Tuesday 10 January 2006

Heh. Just two days ago in my little rant about publishers no longer caring about literary quality, so long as they can lure readers with promises of vicariously indulging in the more exotic aspects of the author’s purportedly exciting life, I mentioned Exile writer John Dolan calling bullshit on James Frey’s drug-addiction “memoir” A Million Pieces when it was published in 2003. Dolan had recently appealed to Exile readers to help dig up the dirt, or rather the lack of it, in Frey’s past.
Not surprisingly, Dolan is not the only reviewer who suspected that Frey was, at least, embellishing his history of drugs and prison time. Nor is it surprising that others have been more successful in finding out the truth about Frey, what with Dolan living in Moscow.
Stupid me, I didn’t search around on the web to find that on the same day I posted that item, The Smoking Gun published a lengthy examination of Frey’s self-claimed history of criminality and mayhem, and found it all to be either highly exaggerated, or completely fabricated.
The New York Times (use Bugmenot to get around registration) is now covering the story of Frey’s fakery, which has so far scored him millions in book sales and movie deals, largely thanks to the golden endorsement of Oprah’s Book Club (“a gut-wrenching memoir that is raw and it’s so real”). The book is the perfect vehicle for Oprah’s club: a melodramatic confection of squalid thrills, the terrible drugs (inevitably addictive), all topped off with a smug little redemption fable. A lucrative redemption fable.
Of particular interest in the Times story are the following quotes:

Mr. Frey said that he had provided extensive documentation of his account of events in “A Million Little Pieces” to lawyers at Random House Inc., the parent of Doubleday and Anchor Books, which published the paperback edition, and to lawyers at Harpo, the production company owned by Ms. Winfrey.

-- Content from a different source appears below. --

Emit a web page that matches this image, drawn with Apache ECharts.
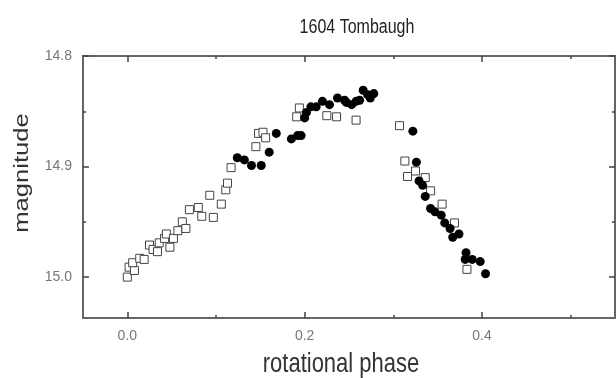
<!DOCTYPE html>
<html><head><meta charset="utf-8">
<script src="https://cdn.jsdelivr.net/npm/echarts@6/dist/echarts.min.js"></script>
<style>html,body{margin:0;padding:0;background:#fff}#c{width:616px;height:378px}</style>
</head><body><div id="c"></div>
<script>
const titleText = '1604 Tombaugh';
const xName = 'rotational phase';
const yName = 'magnitude';
// open squares: [phase, magnitude]
const squares = [
 [0.000,15.000],[0.002,14.991],[0.008,14.994],[0.006,14.987],[0.014,14.983],[0.019,14.984],
 [0.025,14.971],[0.029,14.975],[0.034,14.977],[0.036,14.969],[0.042,14.965],[0.044,14.961],
 [0.048,14.973],[0.052,14.965],[0.057,14.958],[0.062,14.950],[0.066,14.956],[0.070,14.939],
 [0.080,14.937],[0.084,14.945],[0.093,14.926],[0.097,14.946],[0.106,14.934],[0.111,14.921],
 [0.113,14.915],[0.117,14.901],[0.145,14.882],[0.148,14.870],[0.153,14.869],[0.156,14.874],
 [0.191,14.855],[0.194,14.847],[0.225,14.854],[0.236,14.855],[0.258,14.858],
 [0.307,14.863],[0.313,14.895],[0.316,14.909],[0.325,14.904],[0.336,14.910],[0.342,14.922],
 [0.355,14.934],[0.369,14.951],[0.383,14.993]
];
// filled circles: [phase, magnitude]
const circles = [
 [0.124,14.892],[0.132,14.894],[0.140,14.899],[0.151,14.899],[0.160,14.887],[0.168,14.870],
 [0.185,14.875],[0.192,14.872],[0.196,14.872],[0.200,14.856],[0.202,14.851],[0.207,14.846],
 [0.213,14.846],[0.220,14.841],[0.228,14.844],[0.237,14.838],[0.245,14.840],[0.247,14.842],
 [0.253,14.844],[0.258,14.841],[0.262,14.840],[0.266,14.831],[0.271,14.835],[0.274,14.838],
 [0.278,14.834],
 [0.322,14.868],[0.326,14.896],[0.329,14.913],[0.333,14.917],[0.336,14.927],[0.342,14.938],
 [0.347,14.941],[0.354,14.944],[0.358,14.951],[0.364,14.956],[0.367,14.964],[0.374,14.961],
 [0.382,14.978],[0.381,14.984],[0.389,14.984],[0.398,14.986],[0.404,14.997]
];
const xMajor = [0.0, 0.2, 0.4];
const xMinor = [0.1, 0.3, 0.5];
const yMajor = [14.8, 14.9, 15.0];
const yMinor = [14.85, 14.95];

const XMIN = -0.05, XMAX = 0.55, YMIN = 14.8, YMAX = 15.037;
const lineCol = '#666';
const font = 'Liberation Sans, Arial, sans-serif';

function xAx(pos, ticks, len, labels, line) {
  return {
    type: 'value', position: pos, min: XMIN, max: XMAX,
    axisLine: {show: line, onZero: false, lineStyle: {color: lineCol, width: 2}},
    axisTick: {show: true, inside: true, length: len, customValues: ticks, lineStyle: {color: '#444', width: 1.5}},
    axisLabel: labels ? {show: true, customValues: xMajor, formatter: v => v.toFixed(1), color: '#777', fontSize: 14, fontFamily: font, margin: 11} : {show: false},
    splitLine: {show: false}
  };
}
function yAx(pos, ticks, len, labels, line) {
  return {
    type: 'value', position: pos, min: YMIN, max: YMAX, inverse: true,
    axisLine: {show: line, onZero: false, lineStyle: {color: lineCol, width: 2}},
    axisTick: {show: true, inside: true, length: len, customValues: ticks, lineStyle: {color: '#444', width: 1.5}},
    axisLabel: labels ? {show: true, customValues: yMajor, formatter: v => v.toFixed(1), color: '#777', fontSize: 14, fontFamily: font, margin: 11} : {show: false},
    splitLine: {show: false}
  };
}

const chart = echarts.init(document.getElementById('c'));
chart.setOption({
  animation: false,
  backgroundColor: '#fff',
  grid: {left: 83, right: 1, top: 56, bottom: 60},
  graphic: [
    {type: 'text', x: 357, y: 27, scaleY: 1.25,
      style: {text: titleText, fontFamily: font, fontSize: 16, fill: '#222', align: 'center', verticalAlign: 'middle'}},
    {type: 'text', x: 341, y: 364, scaleY: 1.25,
      style: {text: xName, fontFamily: font, fontSize: 22, fill: '#333', align: 'center', verticalAlign: 'middle'}},
    {type: 'text', x: 22, y: 173, rotation: Math.PI / 2, scaleX: 1.22,
      style: {text: yName, fontFamily: font, fontSize: 21, fill: '#333', align: 'center', verticalAlign: 'middle'}}
  ],
  xAxis: [
    xAx('bottom', xMajor, 6, true, true),
    xAx('bottom', xMinor, 3, false, false),
    xAx('top', xMajor, 6, false, true),
    xAx('top', xMinor, 3, false, false)
  ],
  yAxis: [
    yAx('left', yMajor, 6, true, true),
    yAx('left', yMinor, 3, false, false),
    yAx('right', yMajor, 6, false, true),
    yAx('right', yMinor, 3, false, false)
  ],
  series: [
    {type: 'scatter', data: squares, symbol: 'rect', symbolSize: 8,
      itemStyle: {color: '#fff', borderColor: '#444', borderWidth: 1, opacity: 1}},
    {type: 'scatter', data: circles, symbol: 'circle', symbolSize: 9,
      itemStyle: {color: '#000', opacity: 1}}
  ]
});
</script></body></html>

What? You have to have your credentials checked by a roomful of lawyers before Oprah will publicly admit to liking your book?
And, I wish I could have quoted this on Sunday to save me the trouble:
The discrepancies and Mr. Frey’s reported admissions of falsifying details of his life raise questions about the publishing industry’s increasing reliance on nonfiction memoirs as a fast track to the best-seller list.